The flow cell is characterized by its depth perpendicular to the optical axis, as shown in the second diagram on right. In order to keep the particles in focus, the flow depth is restricted so that the particles remain in a plane of best focus perpendicular to the optical axis. This is similar in concept to the effect of the microscope slide plus cover slip in a static imaging system. Since depth of field decreases exponentially with increasing magnification, the depth of the flow cell must be narrowed significantly with higher magnifications.

The major drawback to dynamic image acquisition is that the flow cell depth must be limited as described above. This means that, in general, particles larger in size than the flow cell depth can not be allowed in the sample being processed, because they will probably clog the system. So the sample will typically have to be filtered to remove particles larger than the flow cell depth prior to being evaluated. If it is desired to look at a very wide range of particle size, this may mean that the sample would have to be fractionated into smaller size range components, and run with different magnification/flow cell combinations.
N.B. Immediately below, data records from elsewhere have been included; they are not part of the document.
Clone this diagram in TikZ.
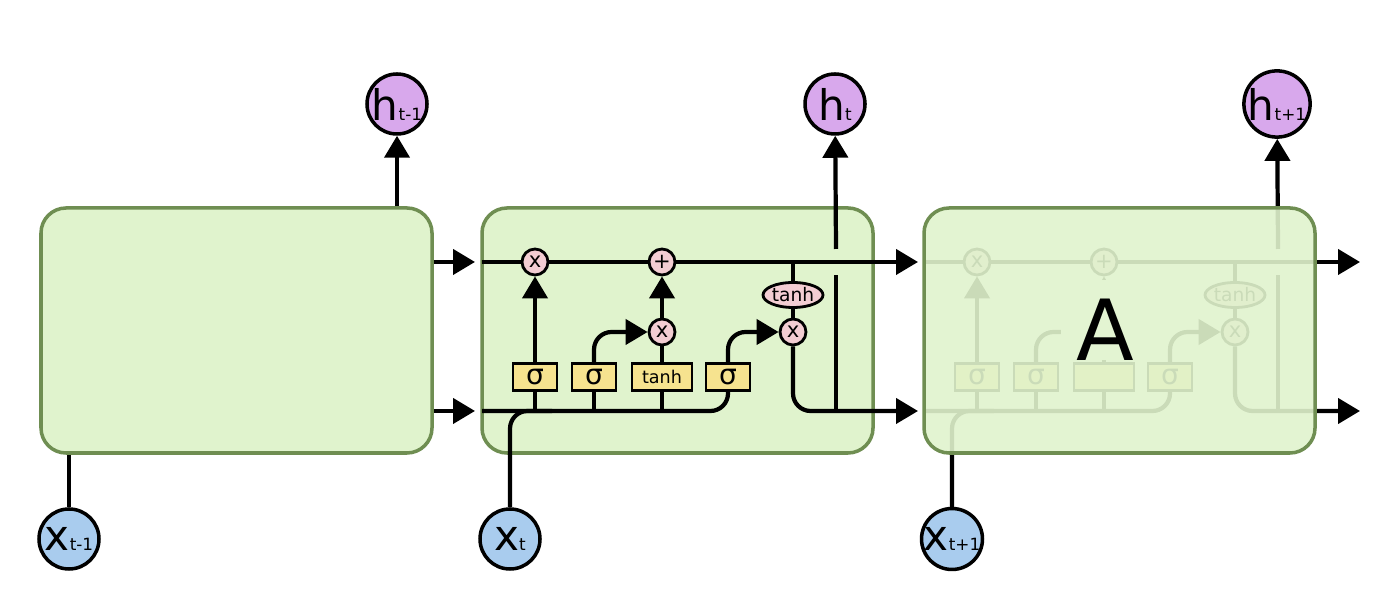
\documentclass[tikz,border=0pt]{standalone}
\usepackage{fontspec}
\setmainfont{DejaVu Sans}
\usepackage{tikz}
\usetikzlibrary{arrows.meta, positioning, shapes.geometric}
\usepackage{xcolor}
\definecolor{cellgreen}{HTML}{E0F3CD}
\definecolor{cellborder}{HTML}{6F8E52}
\definecolor{oppink}{HTML}{F3CDD3}
\definecolor{gateyellow}{HTML}{F6E38F}
\definecolor{hviolet}{HTML}{D8A8EC}
\definecolor{xblue}{HTML}{A9CCEE}
\tikzset{%
	cell/.style={
		rectangle,
		rounded corners=0.25cm,
		draw=cellborder,
		line width=1pt,
		fill=cellgreen,
		minimum width=3.91cm,
		minimum height=2.45cm
	},
	gate/.style={
		rectangle,
		draw,
		line width=0.8pt,
		fill=gateyellow,
		minimum width=0.44cm,
		minimum height=0.27cm,
		inner sep=0pt,
		font=\fontsize{8}{8}\selectfont
	},
	op/.style={
		circle,
		draw,
		line width=0.8pt,
		fill=oppink,
		minimum size=0.26cm,
		inner sep=0pt,
		font=\fontsize{6}{6}\selectfont
	},
	act/.style={
		ellipse,
		draw,
		line width=0.8pt,
		fill=oppink,
		minimum width=0.6cm,
		minimum height=0.25cm,
		inner sep=0pt,
		font=\fontsize{5.3}{6}\selectfont
	},
	hnode/.style={circle, draw, line width=1pt, fill=hviolet, minimum size=0.6cm, inner sep=0pt},
	xnode/.style={circle, draw, line width=1pt, fill=xblue, minimum size=0.6cm, inner sep=0pt},
	flow/.style={line width=1.2pt},
	tip/.style={-{Triangle[length=0.22cm, width=0.25cm]}},
}
\newcommand{\lbl}[2]{{\fontsize{12}{12}\selectfont #1}{\fontsize{4.8}{5}\selectfont #2}}

\begin{document}
\begin{tikzpicture}
	\useasboundingbox (0,0) rectangle (13.92,5.98);
	
	% Cells t-1 and t
	\node[cell] (cellA) at (2.365,2.675) {};
	\node[cell] (cellB) at (6.775,2.675) {};
	
	% Inside of cells t and t+1
	\foreach \L/\p/\s/\tn/\mx in {4.82/b/t/tanh/x, 9.24/c/t+1/{}/{}}{
		\begin{scope}[shift={(\L,0)}, name prefix=\p-]
			\coordinate (cin) at (0,3.36);
			\coordinate (cout) at (4.36,3.36);
			\coordinate (hin) at (0,1.87);
			\coordinate (hout) at (4.36,1.87);
			\coordinate (xj) at (0.7,1.87);
			\coordinate (ctap) at (3.11,3.36);
			\coordinate (hsplit) at (3.54,1.87);
			\coordinate (gapb) at (3.54,3.23);
			\coordinate (gapt) at (3.54,3.49);
			
			% Gates
			\node[gate] (s1) at (0.53,2.21) {σ};
			\node[gate] (s2) at (1.12,2.21) {σ};
			\node[gate, minimum width=0.6cm, font=\fontsize{5}{6}\selectfont] (th) at (1.80,2.21) {\tn};
			\node[gate] (s3) at (2.46,2.21) {σ};
			
			% Pointwise operations
			\node[op] (mf) at (0.53,3.36) {x};
			\node[op] (pl) at (1.80,3.36) {+};
			\node[op] (mi) at (1.80,2.66) {\mx};
			\node[op] (mo) at (3.11,2.66) {x};
			\node[act] (ta) at (3.11,3.03) {tanh};
			
			% Input and output
			\node[xnode] (x) at (0.28,0.59) {\lbl{x}{\s}};
			\node[hnode] (h) at (3.53,4.94) {\lbl{h}{\s}};
			
			% Cell state
			\draw[flow, tip] (cin) -- (mf) -- (pl) -- (cout);
			
			% Hidden state and input into the gates
			\draw[flow, rounded corners=5pt] (hin) -| (s3);
			\draw[flow, rounded corners=5pt] (x) |- (xj);
			\draw[flow] (s1 |- hin) -- (s1);
			\draw[flow] (s2 |- hin) -- (s2);
			\draw[flow] (th |- hin) -- (th);
			
			% Gates into the cell state
			\draw[flow, tip] (s1) -- (mf);
			\draw[flow, tip, rounded corners=5pt] (s2) |- (mi);
			\draw[flow] (th) -- (mi);
			\draw[flow, tip] (mi) -- (pl);
			\draw[flow, tip, rounded corners=5pt] (s3) |- (mo);
			
			% Output
			\draw[flow] (ctap) -- (ta) -- (mo);
			\draw[flow, tip, rounded corners=5pt] (mo) |- (hout);
			\draw[flow] (hsplit) -- (gapb);
			\draw[flow, tip] (gapt) -- (h);
		\end{scope}
	}
	
	% Cell t+1, seen through
	\node[cell, fill opacity=0.9] (cellC) at (11.195,2.675) {};
	\node[fill=cellgreen!90, anchor=south, inner sep=0pt, minimum width=0.88cm,
		text height=0.8cm, text depth=0pt, font=\fontsize{24}{24}\selectfont] (A) at (11.05,2.37) {A};
	
	% Cell t-1, outside only
	\node[hnode] (h1) at (3.97,4.94) {\lbl{h}{t-1}};
	\node[xnode] (x1) at (0.69,0.59) {\lbl{x}{t-1}};
	\coordinate (a-up) at (4.75,3.36);
	\coordinate (a-lo) at (4.75,1.87);
	\draw[flow] (x1) -- (x1 |- cellA.south);
	\draw[flow, tip] (h1 |- cellA.north) -- (h1);
	\draw[flow, tip] (cellA.east |- a-up) -- (a-up);
	\draw[flow, tip] (cellA.east |- a-lo) -- (a-lo);
	
\end{tikzpicture}
\end{document}
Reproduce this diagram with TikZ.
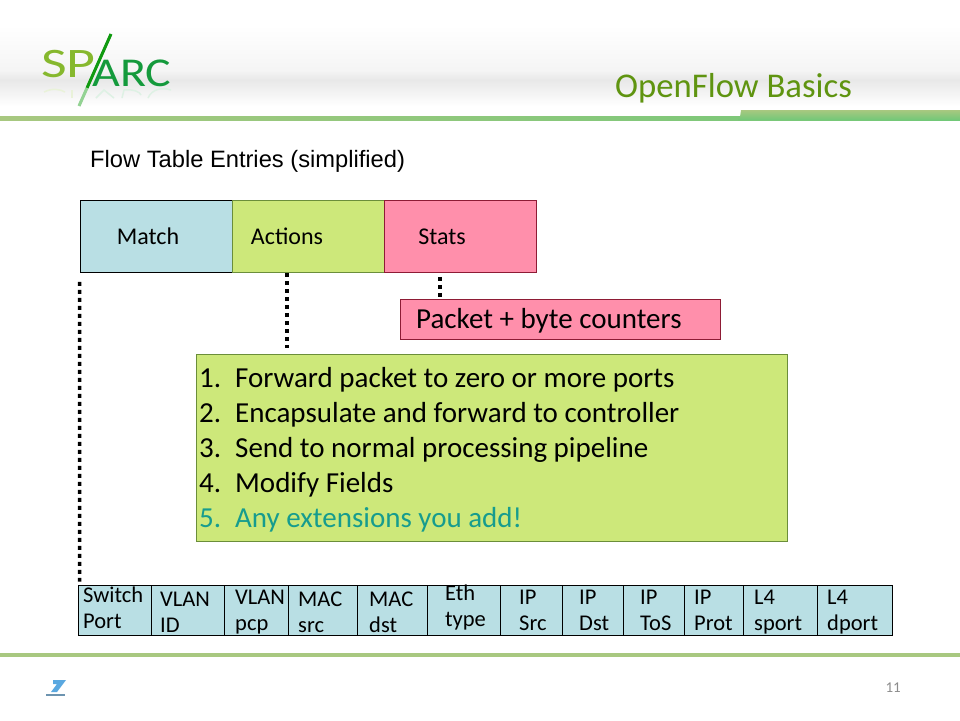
\documentclass[tikz,border=0pt]{standalone}
\usepackage{fontspec}
\setmainfont{Carlito}
\newfontfamily\arialfont{Liberation Sans}
\usepackage{tikz}
\usetikzlibrary{positioning}
\definecolor{matchblue}{HTML}{B9DFE4}
\definecolor{actiongreen}{HTML}{CDE87A}
\definecolor{actionedge}{HTML}{6B8E3A}
\definecolor{statspink}{HTML}{FF8FAB}
\definecolor{statsedge}{HTML}{8E1B35}
\definecolor{titlegreen}{HTML}{5F9410}
\definecolor{rulegreen}{HTML}{A8C880}
\definecolor{rightgreen}{HTML}{72C878}
\definecolor{extteal}{HTML}{169C8E}
\definecolor{logolight}{HTML}{86B82E}
\definecolor{logodark}{HTML}{149A3C}
\definecolor{logoslash}{HTML}{109A10}
\definecolor{footblue}{HTML}{5AA8E0}
\newcommand{\listnum}[1]{\makebox[36pt][l]{#1}}
\tikzset{
  fieldcell/.style={draw=black, line width=0.9pt, fill=matchblue, inner sep=0pt, minimum height=50pt},
  fieldtext/.style={font=\fontsize{22.5}{26}\selectfont, align=left, anchor=west, inner sep=0pt},
  entrytext/.style={font=\fontsize{24}{24}\selectfont, inner sep=0pt, anchor=base},
  dotline/.style={line width=3.5pt, dash pattern=on 4pt off 4pt, black}
}
\begin{document}
\begin{tikzpicture}[x=1pt, y=-1pt]
  \useasboundingbox (0,0) rectangle (960,720);
  % header band
  \fill[top color=white, bottom color=black!4] (0,25) rectangle (960,70);
  \fill[top color=black!4, bottom color=black!9] (0,70) rectangle (960,80);
  \fill[top color=black!9, bottom color=white] (0,80) rectangle (960,106);
  \shade[left color=rulegreen, right color=rightgreen] (0,116) rectangle (960,120);
  \shade[top color=rulegreen, bottom color=rightgreen] (741,110) -- (960,110) -- (960,120) -- (738,120) -- (740,117) -- cycle;
  \fill[rulegreen] (0,653) rectangle (960,657);
  % logo
  \node[font=\fontsize{42}{42}\selectfont, text=logolight, anchor=base west, inner sep=0pt, xscale=1.33] (logosp) at (41,77) {SP};
  \node[font=\fontsize{41}{41}\selectfont, text=logodark, anchor=base west, inner sep=0pt, xscale=1.17] (logoarc) at (92,86) {ARC};
  \draw[logoslash, line width=3pt] (111,34) -- (87,88);
  \draw[logoslash!45, line width=3pt] (87,88) -- (79,106);
  \draw[logolight!18, line width=1.5pt] (44,92) .. controls (52,88) and (60,89) .. (65,92);
  \draw[logolight!18, line width=1.5pt] (72,90) -- (72,98);
  \draw[logodark!14, line width=1.5pt] (96,98) -- (104,90) -- (114,98);
  \draw[logodark!14, line width=1.5pt] (122,98) -- (124,90) .. controls (134,89) and (140,92) .. (141,95);
  \draw[logodark!14, line width=1.5pt] (148,98) .. controls (152,89) and (162,87) .. (171,90);
  % title and heading
  \node[font=\fontsize{34.7}{34.7}\selectfont, text=titlegreen, anchor=base west, inner sep=0pt] (title) at (615,97) {OpenFlow Basics};
  \node[font=\arialfont\fontsize{23.7}{23.7}\selectfont, anchor=base west, inner sep=0pt] (heading) at (90,167) {Flow Table Entries (simplified)};
  % table entry
  \node[draw=black, line width=0.8pt, fill=matchblue, minimum width=152pt, minimum height=72pt, inner sep=0pt] (match) at (156,236.5) {};
  \node[draw=actionedge, line width=0.8pt, fill=actiongreen, minimum width=152pt, minimum height=72pt, inner sep=0pt] (actions) at (308,236.5) {};
  \node[draw=statsedge, line width=0.8pt, fill=statspink, minimum width=152pt, minimum height=72pt, inner sep=0pt] (stats) at (460,236.5) {};
  \node[entrytext] (matchtext) at (148,244) {Match};
  \node[entrytext] (actionstext) at (287,244) {Actions};
  \node[entrytext] (statstext) at (442,244) {Stats};
  % counters and action list
  \node[draw=statsedge, line width=0.8pt, fill=statspink, minimum width=320pt, minimum height=40pt, inner sep=0pt] (counters) at (560.5,319.5) {};
  \node[font=\fontsize{29}{29}\selectfont, inner sep=0pt, anchor=west] (counterstext) at (416,321) {Packet + byte counters};
  \node[draw=actionedge, line width=0.8pt, fill=actiongreen, minimum width=591pt, minimum height=187pt, inner sep=0pt] (actionlist) at (491.5,447.5) {};
  \node[font=\fontsize{29}{35}\selectfont, align=left, anchor=north west, inner sep=0pt] (listtext) at (199,367) {%
    \listnum{1.}Forward packet to zero or more ports\\
    \listnum{2.}Encapsulate and forward to controller\\
    \listnum{3.}Send to normal processing pipeline\\
    \listnum{4.}Modify Fields\\
    \textcolor{extteal}{\listnum{5.}Any extensions you add!}};
  % field cells
  \node[fieldcell, minimum width=73pt] (port) at (114.5,610) {};
  \node[fieldcell, minimum width=73pt] (vlanid) at (187.5,610) {};
  \node[fieldcell, minimum width=64pt] (vlanpcp) at (256,610) {};
  \node[fieldcell, minimum width=69pt] (macsrc) at (322.5,610) {};
  \node[fieldcell, minimum width=70pt] (macdst) at (392,610) {};
  \node[fieldcell, minimum width=73pt] (ethtype) at (463.5,610) {};
  \node[fieldcell, minimum width=62pt] (ipsrc) at (531,610) {};
  \node[fieldcell, minimum width=61pt] (ipdst) at (592.5,610) {};
  \node[fieldcell, minimum width=61pt] (iptos) at (653.5,610) {};
  \node[fieldcell, minimum width=59pt] (ipprot) at (713.5,610) {};
  \node[fieldcell, minimum width=74pt] (sport) at (780,610) {};
  \node[fieldcell, minimum width=75pt] (dport) at (854.5,610) {};
  \node[fieldtext] (porttext) at (83,608) {Switch\\Port};
  \node[fieldtext] (vlanidtext) at (160,612) {VLAN\\ID};
  \node[fieldtext] (vlanpcptext) at (235,612) {VLAN\\pcp};
  \node[fieldtext] (macsrctext) at (298,612) {MAC\\src};
  \node[fieldtext] (macdsttext) at (369,612) {MAC\\dst};
  \node[fieldtext] (ethtypetext) at (445,607) {Eth\\type};
  \node[fieldtext] (ipsrctext) at (519,610) {IP\\Src};
  \node[fieldtext] (ipdsttext) at (579,610) {IP\\Dst};
  \node[fieldtext] (iptostext) at (640,610) {IP\\ToS};
  \node[fieldtext] (ipprottext) at (694,610) {IP\\Prot};
  \node[fieldtext] (sporttext) at (754,612) {L4\\sport};
  \node[fieldtext] (dporttext) at (827,612) {L4\\dport};
  % dotted links
  \draw[dotline] ([yshift=-9pt]match.south west) -- ([xshift=2pt, yshift=3pt]port.north west);
  \draw[dotline] ([xshift=-21pt]actions.south) -- ([xshift=-204.5pt, yshift=6pt]actionlist.north);
  \draw[dotline] ([xshift=-20pt, yshift=-4pt]stats.south) -- ([xshift=-120.5pt, yshift=2pt]counters.north);
  % page number and footer mark
  \node[font=\fontsize{15}{15}\selectfont, text=black!45, anchor=base east, inner sep=0pt] (pagenum) at (901,692) {11};
  \fill[footblue] (53,680) -- (66,680) -- (57,692) -- (51,692) -- (57,684) -- (53,684) -- cycle;
  \draw[footblue!50!gray, line width=1.2pt] (46,695) -- (65,695);
\end{tikzpicture}
\end{document}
The major advantage to dynamic image acquisition is that it enables acquiring and measuring particles at significantly higher speed, typically on the order of 10,000 particles/minute or greater. This means that statistically significant populations can be analyzed in far shorter time periods than previously possible with manual microscopy or even static imaging particle analysis. In this sense, dynamic imaging particle analysis systems combine the speed typical of particle counters with the discriminatory capabilities of microscopy.

Dynamic imaging particle analysis is used in aquatic microorganism research to analyze phytoplankton, zooplankton, and other aquatic microorganisms ranging from 2 um to 5 mm in size. Dynamic imaging particle analysis is also biopharmaceutical research to characterize and analyze particles ranging from 300 nm to 5mm in size.

===Micro-flow imaging===
Micro-flow imaging (MFI) is a particle analysis technique that uses flow microscopy to quantify particles contained in a solution based on size. This technique is used in the biopharmaceutical industry to characterize subvisible particles from approximately 1 μm to >50 μm.